Teil 1:
Stinkt die alte ECW?

Ein paar kurze Worte vorneweg: omnium rerum vicissitudo est. Bevor ihr die gleiche Google-Suche wie ich invers durchlauft, erspare ich euch, was Generationen von SPD-Politikern bei Franz-Josef-Strauß-Reden beschämt hat, nämlich die Suche nach lateinischen Sprichwörtern, die eigentlich ebenso auf deutsch verwendet werden könnten. Daher auf deutsch: jedes Ding hat zwei Seiten, wie es Ben ja in seinen erfrischend polemischen Zwei-Seiten-der-Medaille-Rezensionen deutlich macht. Saubere und faire Berichterstattung sollte das stets berücksichtigen, und wer meine Texte über die Gladiatoren der Moderne kennt, weiß dass ich nie über Wrestler herziehen würde, ohne zumindest mit einer feigenblättrigen Würdigung meine Einseitigkeit zu überdecken. Es gibt jedoch auch Sachverhalte bei denen die Allgemeinheit eine sehr klar definierte Meinung hat, sich also klar für eine Seite entschieden hat. Manchmal zurecht (Hitler, Kindersex, Frauenboxen), manchmal zu Unrecht (Nixon, Tiersex, Frauenwrestling). Wenn der Autor bei den nicht eindeutigen Sachen nun einseitig die Position der Allgemeinheit vertritt, so nennt man das Populismus – wenn man allerdings genau die Gegenseite vertritt, dann ist es das, was Benjamin von Stuckrad-Barre (ja Ben, nicht nur du kannst den zitieren) als den pöbelnden Defätisten bezeichnet hat. Zynisch, verbittert, mit leichtem Hang zur Überheblichkeit – und sehr unterhaltsam, quasi Helmut Schmidt gegen political correctness. Als Nichtraucher muss man sich eben die stets schwelende Fluppe beim Lesen vorstellen, und schon hat man in etwa den passenden Eindruck. Und genau das will ich auch hier machen, über Dinge herziehen, die eigentlich allgemein als gut und toll anerkannt werden, die mir aber vermutlich genau deswegen auf den Zeiger gehen. Also das ganze gute Zeug eben, Mick Foley, Jeff Hardy (zu einfach), [beliebiger, bereits verstorbener Wrestler] (zu blasphemisch), Bret Hart (nö, nicht den Hitman), Ric Flair (schon eher), Shawn Michaels (schon gemacht), Puroresu, Lucha libre, ROH (perfekt, weil ich da auch die nötige Prise Ignoranz aufweise), die nWo (und zwar jede Phase davon), Steve Austin (ja, genau den) und natürlich, als idealer Einsteiger: die alte ECW.

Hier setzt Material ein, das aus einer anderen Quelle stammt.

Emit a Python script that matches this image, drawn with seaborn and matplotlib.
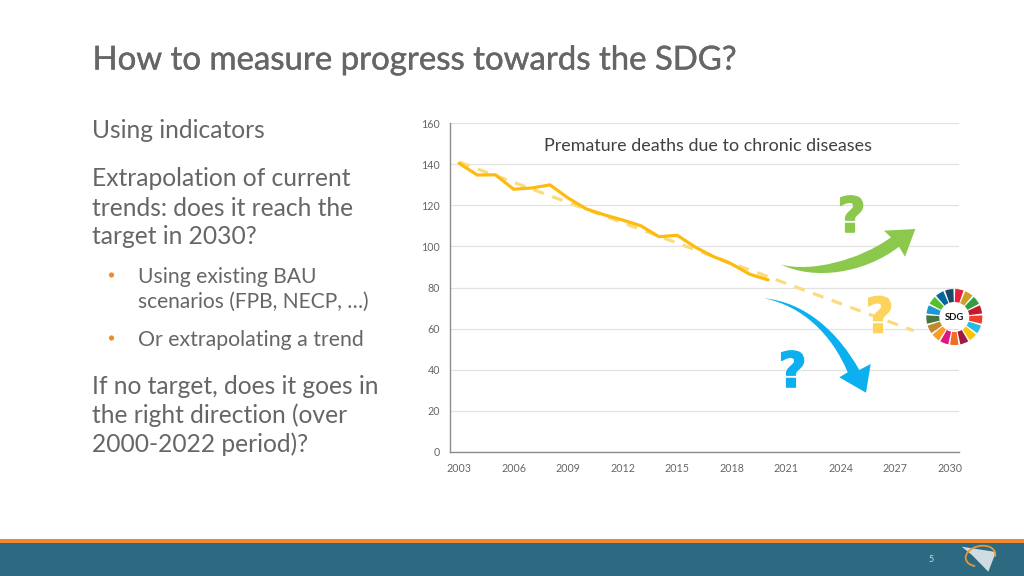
import numpy as np
import pandas as pd
import matplotlib
matplotlib.use("Agg")
import matplotlib.pyplot as plt
import matplotlib.patheffects as pe
import seaborn as sns
from matplotlib.patches import PathPatch, Polygon, Rectangle, Wedge, Circle, Arc
from matplotlib.path import Path

years = [2003, 2004, 2005, 2006, 2007, 2008, 2009, 2010, 2011, 2012,
         2013, 2014, 2015, 2016, 2017, 2018, 2019, 2020]
deaths = [140.4, 134.7, 134.8, 127.8, 128.4, 129.9, 123.5, 118.2, 115.3, 112.8,
          110.0, 104.7, 105.4, 99.6, 95.0, 91.4, 86.4, 83.7]
trend_years = [2003, 2028]
trend_values = [141.0, 59.0]
x_ticks = [2003, 2006, 2009, 2012, 2015, 2018, 2021, 2024, 2027, 2030]
y_ticks = [0, 20, 40, 60, 80, 100, 120, 140, 160]
sdg_colors = ["#e5243b", "#c9a227", "#2f9e44", "#c5192d", "#ef402b", "#27bde2", "#fcc30b",
              "#a21942", "#f36d25", "#e11484", "#f99d26", "#bf8b2e", "#48773e", "#1f97d4",
              "#56c02b", "#00689d", "#19486a"]

W, H = 1024, 576
GREY = "#666666"
FONT = "Lato"

sns.set_theme(style="white")
plt.rcParams["font.family"] = [FONT, "DejaVu Sans"]

fig = plt.figure(figsize=(W / 100, H / 100), dpi=100, facecolor="white")

# overlay in pixel coordinates for the slide furniture
bg = fig.add_axes([0, 0, 1, 1], zorder=0)
bg.set_xlim(0, W)
bg.set_ylim(H, 0)
bg.axis("off")

bg.add_patch(Rectangle((0, 538.5), W, 4, color="#ef8a33", lw=0))
bg.add_patch(Rectangle((0, 542.5), W, 34, color="#2c6a82", lw=0))
bg.text(931, 559, "5", fontsize=6.5, color="#c8d8e0", ha="center", va="center")

# title and body text
title = bg.text(92.5, 60.5, "How to measure progress towards the SDG?", fontsize=23.7, color=GREY,
                va="center", ha="left")
title.set_path_effects([pe.withStroke(linewidth=0.3, foreground=GREY)])
body = [
    (92.5, 131, "Using indicators", 17.7),
    (92.5, 179, "Extrapolation of current", 17.7),
    (92.5, 208, "trends: does it reach the", 17.7),
    (92.5, 237, "target in 2030?", 17.7),
    (138, 277, "Using existing BAU", 15.2),
    (138, 302, "scenarios (FPB, NECP, …)", 15.1),
    (138, 340, "Or extrapolating a trend", 15.3),
    (92.5, 387, "If no target, does it goes in", 17.7),
    (92.5, 415, "the right direction (over", 17.7),
    (92.5, 444, "2000-2022 period)?", 17.7),
]
for x, y, s, size in body:
    bg.text(x, y, s, fontsize=size, color=GREY, va="center", ha="left")
for y in (275, 338):
    bg.add_patch(Circle((111.5, y), 2.6, color="#ee8b2d", lw=0))

# chart
ax = fig.add_axes([450 / W, 1 - 452 / H, (959 - 450) / W, (452 - 123) / H], zorder=1)
ax.patch.set_alpha(0)
df = pd.DataFrame({"year": years, "deaths": deaths})
trend = pd.DataFrame({"year": trend_years, "deaths": trend_values})
sns.lineplot(data=trend, x="year", y="deaths", ax=ax, color="#fbdc7c", lw=2.3,
             dashes=(3.45, 2.77), errorbar=None)
sns.lineplot(data=df, x="year", y="deaths", ax=ax, color="#fdbb0f", lw=2.3, errorbar=None)
ax.set_xlim(2002.5, 2030.5)
ax.set_ylim(0, 160)
ax.set_xticks(x_ticks)
ax.set_yticks(y_ticks)
ax.set_xlabel("")
ax.set_ylabel("")
ax.tick_params(axis="x", length=0, labelsize=7.7, labelcolor="#666666", pad=8)
ax.tick_params(axis="y", length=0, labelsize=7.7, labelcolor="#666666", pad=7)
ax.grid(axis="y", color="#e2e2e2", lw=0.9)
ax.set_axisbelow(True)
for side in ("top", "right"):
    ax.spines[side].set_visible(False)
for side in ("left", "bottom"):
    ax.spines[side].set_color("#8c8c8c")
    ax.spines[side].set_linewidth(1.0)
ax.set_title("Premature deaths due to chronic diseases", fontsize=12.85, color="#404040",
             x=(708.5 - 450) / (959 - 450), y=(452 - 146) / (452 - 123), va="center", pad=0)

# annotation layer on top of the chart
top = fig.add_axes([0, 0, 1, 1], zorder=2)
top.set_xlim(0, W)
top.set_ylim(H, 0)
top.axis("off")

green = [(780.7, 264.3), (810, 273), (860, 260), (891, 237.3), (884, 230.7), (915.3, 229),
         (905, 256.7), (899, 246.7), (865, 273), (815, 281), (780.7, 264.3)]
top.add_patch(PathPatch(Path(green, [Path.MOVETO, Path.CURVE4, Path.CURVE4, Path.CURVE4,
                                     Path.LINETO, Path.LINETO, Path.LINETO, Path.LINETO,
                                     Path.CURVE4, Path.CURVE4, Path.CURVE4]),
                        color="#8cc84b", lw=0))
blue = [(764, 298.3), (805, 302), (838, 332), (859.3, 370), (870.7, 364), (866, 392.7),
        (839.3, 377.3), (847.7, 372.3), (832, 335), (803, 306), (764, 298.3)]
top.add_patch(PathPatch(Path(blue, [Path.MOVETO, Path.CURVE4, Path.CURVE4, Path.CURVE4,
                                    Path.LINETO, Path.LINETO, Path.LINETO, Path.LINETO,
                                    Path.CURVE4, Path.CURVE4, Path.CURVE4]),
                        color="#0db0ef", lw=0))

for x, y, c in [(851.5, 218, "#8cc84b"), (879.5, 318.5, "#fdd35c"), (792.5, 373, "#0db0ef")]:
    q = top.text(x, y, "?", fontsize=35, fontweight="bold", color=c, ha="center", va="center",
                 family=["DejaVu Sans"])
    q.set_path_effects([pe.withStroke(linewidth=1.2, foreground=c)])

# SDG wheel; y axis is flipped so angles run clockwise from the top
cx, cy = 954.3, 317
n = len(sdg_colors)
step = 360 / n
for i, c in enumerate(sdg_colors):
    mid = -90 + (i + 0.5) * step
    top.add_patch(Wedge((cx, cy), 28, mid - step * 0.41, mid + step * 0.41, width=13, color=c, lw=0))
top.text(cx, cy, "SDG", fontsize=6.8, fontweight="bold", color="#111111", ha="center", va="center")

# logo in the footer
top.add_patch(Polygon([(961.7, 546.7), (996, 552), (988.3, 571.7), (972, 555)], color="#cfdde3", lw=0))
top.add_patch(Arc((980.5, 556), 30, 20, angle=-12, theta1=130, theta2=375, color="#e8963c", lw=1.3))

fig.savefig("out.png", dpi=100)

Ich erspare euch und mir die hundertste Geschichte über den extremen Laden, dass sie ja ursprünglich aus dem Osten kam (also nicht DEM Osten, wobei sie so aussah) und den ganzen Kram. Stattdessen werde ich mit messerscharfer Analytik aufzeigen, wieso die alte ECW gestunken hat – und danach dann eine neue IP-Adresse beantragen (zum Glück macht mein Router das ja automatisch – was für ein Kalauer). In guter alter Erörterungstradition wird in diesem Einleitungsteil ein kurzer Überblick über die Motivation (schon geschehen), die Vorgehensweise (polemisch) und den Aufbau stattfinden. Die investigative Analyse wird sich insgesamt mit drei voneinander abzugrenzenden Themen beschäftigen, zum einen mit dem Inhalt (also dem Wrestling) in der ECW, zum anderen mit der Präsentation des Ganzen und abschließend mit der äußeren Wahrnehmung. Der mündige Leser kann sich ja in Gedanken Nummern vor die einzelnen Absätze machen; was das allerdings bringen sollte weiß ich auch nicht.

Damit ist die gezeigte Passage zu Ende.